When you use your custom Docker image, you might already have your Python environment properly set up. In that case, set the user_managed_dependencies
flag to True
to use your custom image's built-in Python environment. By default, Azure Machine Learning builds a Conda environment with dependencies that you specified. The service runs the script in that environment instead of using any Python libraries that you installed on the base image.
fastai_env.docker.base_image = "fastdotai/fastai2:latest"
fastai_env.python.user_managed_dependencies = True
Use a private container registry (optional)
To use an image from a private container registry that isn't in your workspace, use docker.base_image_registry
to specify the address of the repository and a username and password:
# Set the container registry information
fastai_env.docker.base_image_registry.address = "myregistry.azurecr.io"
fastai_env.docker.base_image_registry.username = "username"
fastai_env.docker.base_image_registry.password = "password"
Use a custom Dockerfile (optional)
It's also possible to use a custom Dockerfile. Use this approach if you need to install non-Python packages as dependencies. Remember to set the base image to None
.
# Specify Docker steps as a string
dockerfile = r"""
FROM mcr.microsoft.com/azureml/openmpi3.1.2-ubuntu18.04:20210615.v1
RUN echo "Hello from custom container!"
"""
# Set the base image to None, because the image is defined by Dockerfile
fastai_env.docker.base_image = None
fastai_env.docker.base_dockerfile = dockerfile
# Alternatively, load the string from a file
fastai_env.docker.base_image = None
fastai_env.docker.base_dockerfile = "./Dockerfile"
Important
Azure Machine Learning only supports Docker images that provide the following software:
- Ubuntu 18.04 or greater
- Conda 4.7.# or greater
- Python 3.7+
- A POSIX compliant shell available at /bin/sh is required in any container image used for training
For more information about creating and managing Azure Machine Learning environments, see Create and use software environments.
Create or attach a compute target
You need to create a compute target for training your model. In this tutorial, you create AmlCompute
as your training compute resource.
Creation of AmlCompute
takes a few minutes. If the AmlCompute
resource is already in your workspace, this code skips the creation process.
As with other Azure services, there are limits on certain resources (for example, AmlCompute
) associated with the Azure Machine Learning service. For more information, see Default limits and how to request a higher quota.
from azureml.core.compute import ComputeTarget, AmlCompute
from azureml.core.compute_target import ComputeTargetException
# Choose a name for your cluster
cluster_name = "gpu-cluster"
try:
compute_target = ComputeTarget(workspace=ws, name=cluster_name)
print('Found existing compute target.')
except ComputeTargetException:
print('Creating a new compute target...')
compute_config = AmlCompute.provisioning_configuration(vm_size='STANDARD_NC6',
max_nodes=4)
# Create the cluster
compute_target = ComputeTarget.create(ws, cluster_name, compute_config)

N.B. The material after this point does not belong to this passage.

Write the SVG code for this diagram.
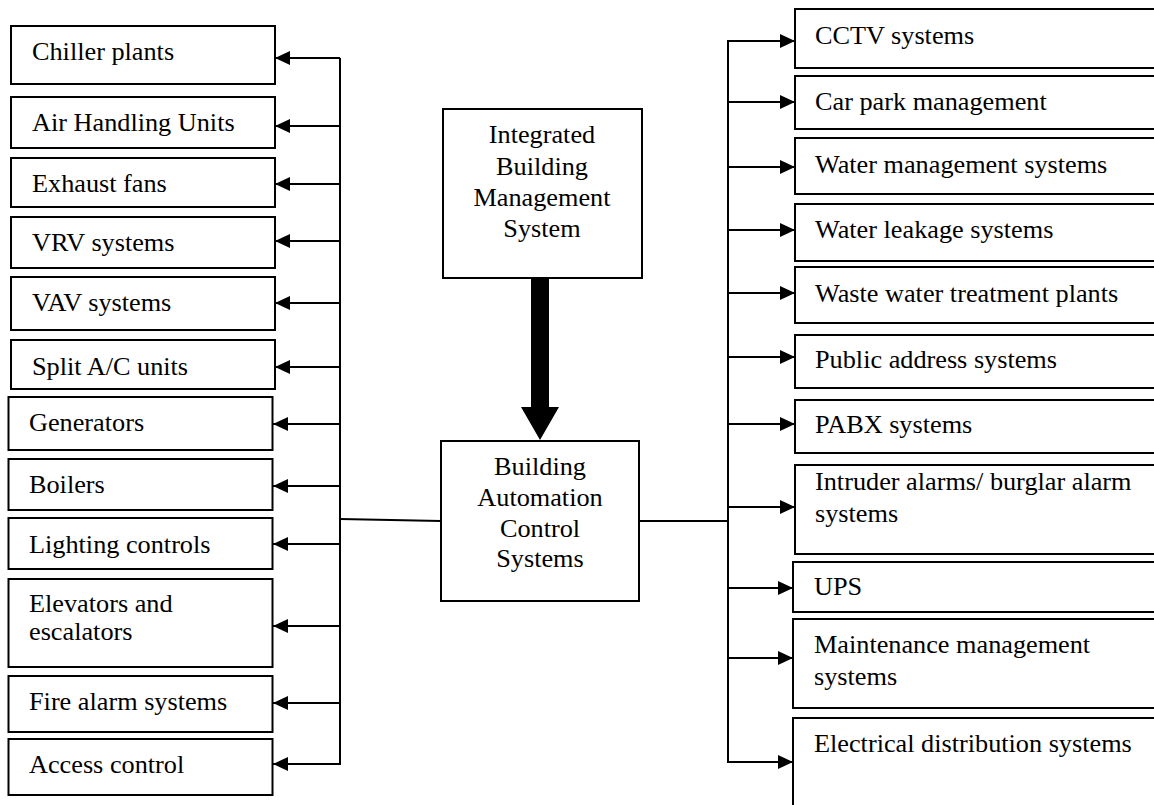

compute_target.wait_for_completion(show_output=True)
# Use get_status() to get a detailed status for the current AmlCompute
print(compute_target.get_status().serialize())
Important
Use CPU SKUs for any image build on compute.
Configure your training job
For this tutorial, use the training script train.py on GitHub. In practice, you can take any custom training script and run it, as is, with Azure Machine Learning.
Create a ScriptRunConfig
resource to configure your job for running on the desired compute target.
from azureml.core import ScriptRunConfig
src = ScriptRunConfig(source_directory='fastai-example',
script='train.py',
compute_target=compute_target,
environment=fastai_env)
Submit your training job
When you submit a training run by using a ScriptRunConfig
object, the submit
method returns an object of type ScriptRun
. The returned ScriptRun
object gives you programmatic access to information about the training run.
from azureml.core import Experiment
run = Experiment(ws,'Tutorial-fastai').submit(src)
run.wait_for_completion(show_output=True)
Warning
Azure Machine Learning runs training scripts by copying the entire source directory. If you have sensitive data that you don't want to upload, use an .ignore file or don't include it in the source directory. Instead, access your data by using a datastore.